The map building did not require any changes, but the getposet needed to check if the plane is not the same size of the map. Then it needs to get the keypoint to figure out how to expand the plane to get it to match to the map.
Phase 2.
Although the above would seem to work it has many cases where it doesn't. The first is the way the planes are compared in terms of their first appearance. This does not guarantee that a shrinking plane matches to a full plane. And what happens when two shrinking planes are compared? Occasionally the two planes are shrinking at the same rate and the wrong keypoints could be returned. One more problem is if in the same xpoint a plane growns and shrinks. I didn't think of this before but it happens when a plane first grows and then shrinks due to rotation. Normally the plane would be under another xpoint when it shrinks so it would work out.
The solution would be to take more care with the keypoints. After taking a long look at how to optimally compare planes I decided not to try since it might not be solvable without comparing every plane against each other. I realized that the map builder still works but the getposet doesn't. The solution was to add which interval the keypoint was created and if it is not the current iteration then try and generate the keypoints in the getposet. This is prefered because computexpoint will use the interval with two full planes rather then one with one shrinking one with greater accuraccy.
So getposet splits up all viewed planes into two categories. Full ones and smaller ones with valid keypoints and ones without valid keypoints. After the sort the ones without valid keypoints and compared to the ones with to try and find keypoints. If it does great, if not then just don't use the plane (this shouldn't happen).
There was a problem with two parallel planes shrinking at the same rate. The solution was that looking at the midpoint pairs and that case would have a very specific computation in terms of which midpoint pairs are valid and it is possible to test for this and make the keypoint invalid.
The last problem was with the growing and shrinking plane. The solution was to split the interval into growing and shrinking phases as this will guarantee the keypoints are static during the split interval. Not doing this would lead to inaccuracies.
Here is the picture and video of the end result. In this version you could see the planes growing and shrinking being reflected in the map. Two video versions one with noise and one without, just to show the algorithm does not have any errors as everything is exactly where it should be without noise.
Phase 2 1/2
One thing left to due is figure out how to link the plane that the loop has closed as plane 5 which is seen in the start gets mapped to x0 but x0 does not have any other planes in the same interval so the full size plane 5 never happens. The solution was to have plane 5 map to the current xpoint rather then globally but how to do that?
To do this I needed to add the following...
First I realized what happens when we backtrack? I only would change the current xpoint when a new xpoint is created. I realized that this wouldn't work too well backtracking. Backtracking worked earlier because it would match the planes globally and when creating a new xpoint it would traverse all of them to find the correct one to link to. But this is very inefficient. So instead I monitored at every point in time which xpoint had the higher percentage of rltplanes viewable at an iteration, this would be the current one.

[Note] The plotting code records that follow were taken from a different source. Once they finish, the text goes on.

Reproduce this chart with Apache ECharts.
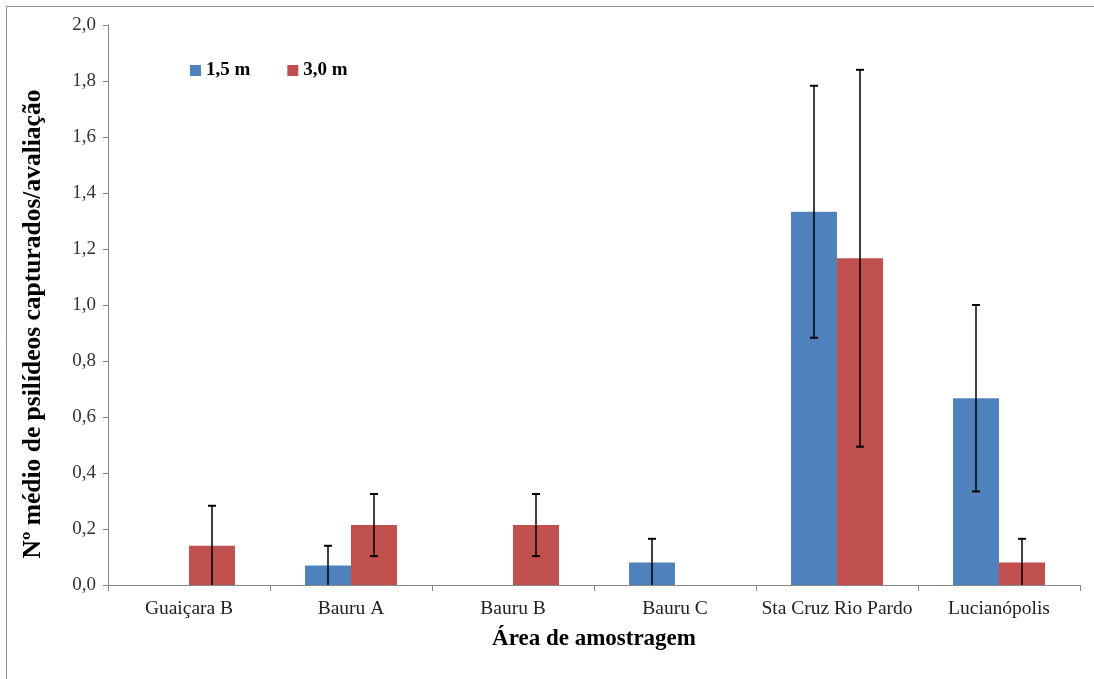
<!DOCTYPE html>
<html>
<head>
<meta charset="utf-8">
<script src="https://cdn.jsdelivr.net/npm/echarts@6/dist/echarts.min.js"></script>
<style>
html,body{margin:0;padding:0;background:#fff;}
#chart{width:1094px;height:679px;}
</style>
</head>
<body>
<div id="chart"></div>
<script>
var categories = ['Guaiçara B', 'Bauru A', 'Bauru B', 'Bauru C', 'Sta Cruz Rio Pardo', 'Lucianópolis'];
var seriesNames = ['1,5 m', '3,0 m'];
var values15 = [0, 0.07, 0, 0.08, 1.333, 0.667];
var values30 = [0.14, 0.214, 0.214, 0, 1.167, 0.08];
var err15 = [0, 0.07, 0, 0.085, 0.45, 0.333];
var err30 = [0.143, 0.111, 0.111, 0, 0.673, 0.085];
var yTicks = [0, 0.2, 0.4, 0.6, 0.8, 1.0, 1.2, 1.4, 1.6, 1.8, 2.0];

var FONT = '"Liberation Serif", "Times New Roman", serif';
var BAR_W = 46;

function errData(vals, errs) {
  var out = [];
  for (var i = 0; i < vals.length; i++) {
    if (vals[i] > 0 && errs[i] > 0) out.push([i, vals[i], errs[i]]);
  }
  return out;
}

function makeErrRender(side) {
  return function (params, api) {
    var idx = api.value(0), v = api.value(1), e = api.value(2);
    var hi = v + e, lo = Math.max(0, v - e);
    var pHi = api.coord([idx, hi]);
    var pLo = api.coord([idx, lo]);
    var x = pHi[0] + side * BAR_W / 2;
    var cw = 4;
    var children = [
      {type: 'line', shape: {x1: x, y1: pHi[1], x2: x, y2: pLo[1]}, style: {stroke: '#000', lineWidth: 1.5}},
      {type: 'line', shape: {x1: x - cw, y1: pHi[1], x2: x + cw, y2: pHi[1]}, style: {stroke: '#000', lineWidth: 2}}
    ];
    if (v - e > 0.001) {
      children.push({type: 'line', shape: {x1: x - cw, y1: pLo[1], x2: x + cw, y2: pLo[1]}, style: {stroke: '#000', lineWidth: 2}});
    }
    return {type: 'group', children: children};
  };
}

var chart = echarts.init(document.getElementById('chart'));
chart.setOption({
  animation: false,
  backgroundColor: '#fff',
  grid: {left: 108, right: 14, top: 25, bottom: 94, containLabel: false},
  legend: {
    data: seriesNames,
    left: 185, top: 56,
    icon: 'rect', itemWidth: 11, itemHeight: 11, itemGap: 37,
    textStyle: {fontFamily: FONT, fontWeight: 'bold', fontSize: 19, color: '#000'}
  },
  xAxis: {
    type: 'category',
    data: categories,
    name: 'Área de amostragem',
    nameLocation: 'middle',
    nameGap: 43,
    nameTextStyle: {fontFamily: FONT, fontWeight: 'bold', fontSize: 23, color: '#000'},
    axisLine: {lineStyle: {color: '#868686', width: 1}},
    axisTick: {show: true, interval: 0, length: 6, lineStyle: {color: '#868686'}},
    axisLabel: {interval: 0, fontFamily: FONT, fontSize: 19.5, color: '#222', margin: 14},
    splitLine: {show: false}
  },
  yAxis: {
    type: 'value',
    min: 0, max: 2.0, interval: 0.2,
    axisLine: {show: true, lineStyle: {color: '#868686', width: 1}},
    axisTick: {show: true, length: 5, lineStyle: {color: '#868686'}},
    axisLabel: {
      fontFamily: FONT, fontSize: 19, color: '#333', margin: 12,
      formatter: function (v) { return v.toFixed(1).replace('.', ','); }
    },
    splitLine: {show: false}
  },
  graphic: [
    {type: 'rect', shape: {x: 6.5, y: 6.5, width: 1120, height: 720}, style: {fill: 'none', stroke: '#8c8c8c', lineWidth: 1}, silent: true, z: -1},
    {type: 'text', x: 33, y: 324, rotation: Math.PI / 2,
      style: {text: 'Nº médio de psilídeos capturados/avaliação', fontFamily: FONT, fontWeight: 'bold', fontSize: 25.5, fill: '#000', align: 'center', verticalAlign: 'middle'}}
  ],
  series: [
    {name: seriesNames[0], type: 'bar', data: values15, barWidth: BAR_W, barGap: '0%', itemStyle: {color: '#4F81BD'}},
    {name: seriesNames[1], type: 'bar', data: values30, barWidth: BAR_W, barGap: '0%', itemStyle: {color: '#C0504D'}},
    {type: 'custom', data: errData(values15, err15), renderItem: makeErrRender(-1), z: 10, silent: true},
    {type: 'custom', data: errData(values30, err30), renderItem: makeErrRender(1), z: 10, silent: true}
  ]
});
</script>
</body>
</html>
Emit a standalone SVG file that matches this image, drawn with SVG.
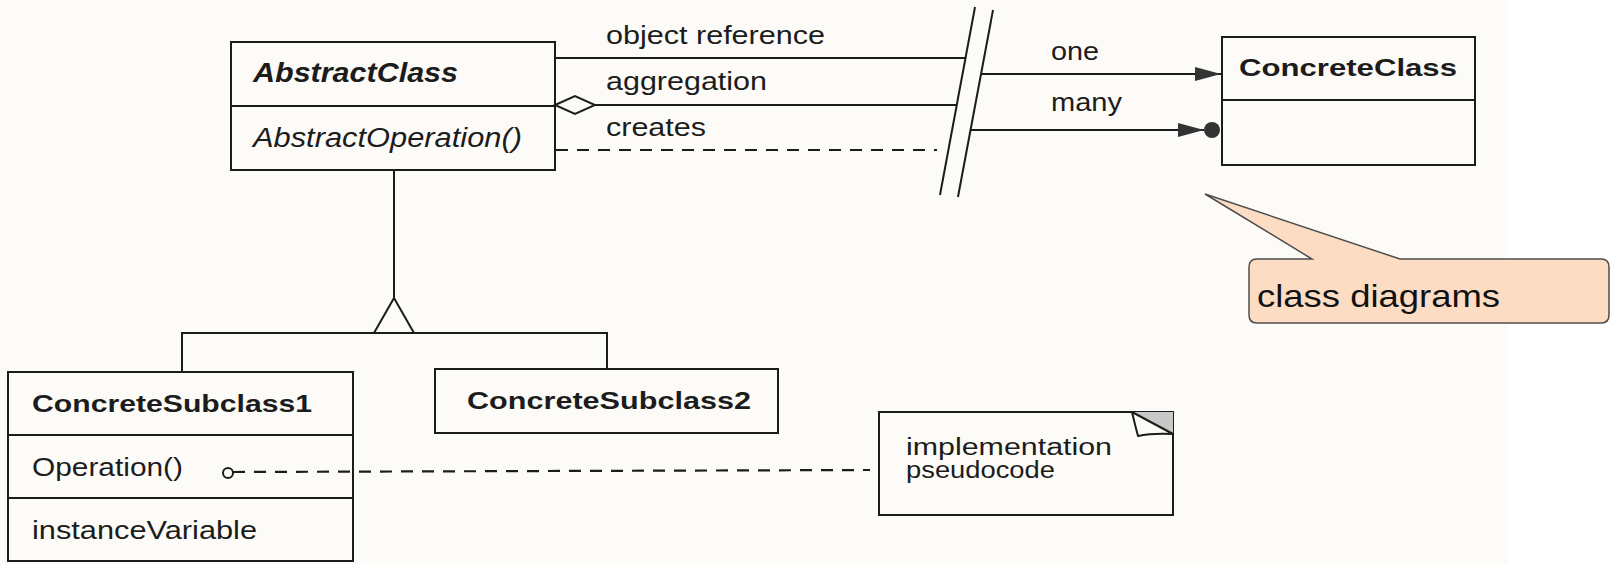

Doing this saved a bit of computation, mabey 5% mainly due to global matching being quick.
So besides that now I would have to figure out when a plane should belong to another xpoint even though it has been seen before. Add first I thought I would simply have to look if a globally matched plane belongs in the current xpoint. If so then check to make sure there isn't an overlap in intervals as this would signify that it belongs to a adjacent xpoint. At this point I simply link the plane to the current xpoint. This seemed that it would work but it didn't due to a degenerate case. During a rotation a previously unseen plane came in momentarily and then faded away and was added to a xpoint. The xpoint then failed to compute as adding it to the xpoint broke the rule about having all planes visible at the same time, as when computing two planes which had non matching intervals where compared. It would be solvable by changing the plane ordering in the xpoint but I realized that this could lead to problems.
So the solution was to add a new xpoint when a globally matched point should be in the local space. This worked, but worked too well as it caused a whole bunch of extra xpoints to be created as shown in the below 3 pictures. After thinking about the problem for a while I realized the only good solution was to cap planes to only getting linked when been seen globally if they are linked less then 2 times (this is adjustable). Which partially solved the problem. The map does not look as elegant as before but the xpoint don't need to be optimum for it to work, it just needs full coverage.
So the only other thing I needed to due is add some code to the mapping algorithm to always map the largest plane available.
Here is the video, notice plane 5 fills up. rltfullyconnected.avi
One further note, towards the end of the simulation when the map has been traversed the map starts to skew. This is because of the limited amount of planes stored and in particular this case the planes that were missing (were rolled over) were when plane 12 was fully seen. The only planes left where when it was shrinking, and it was matched against plane 14 (which is real life is probably not possible due to occlusion), and this created the error. I upped the plane storage and the error went away. I still might add some form of xpoint locking at some point.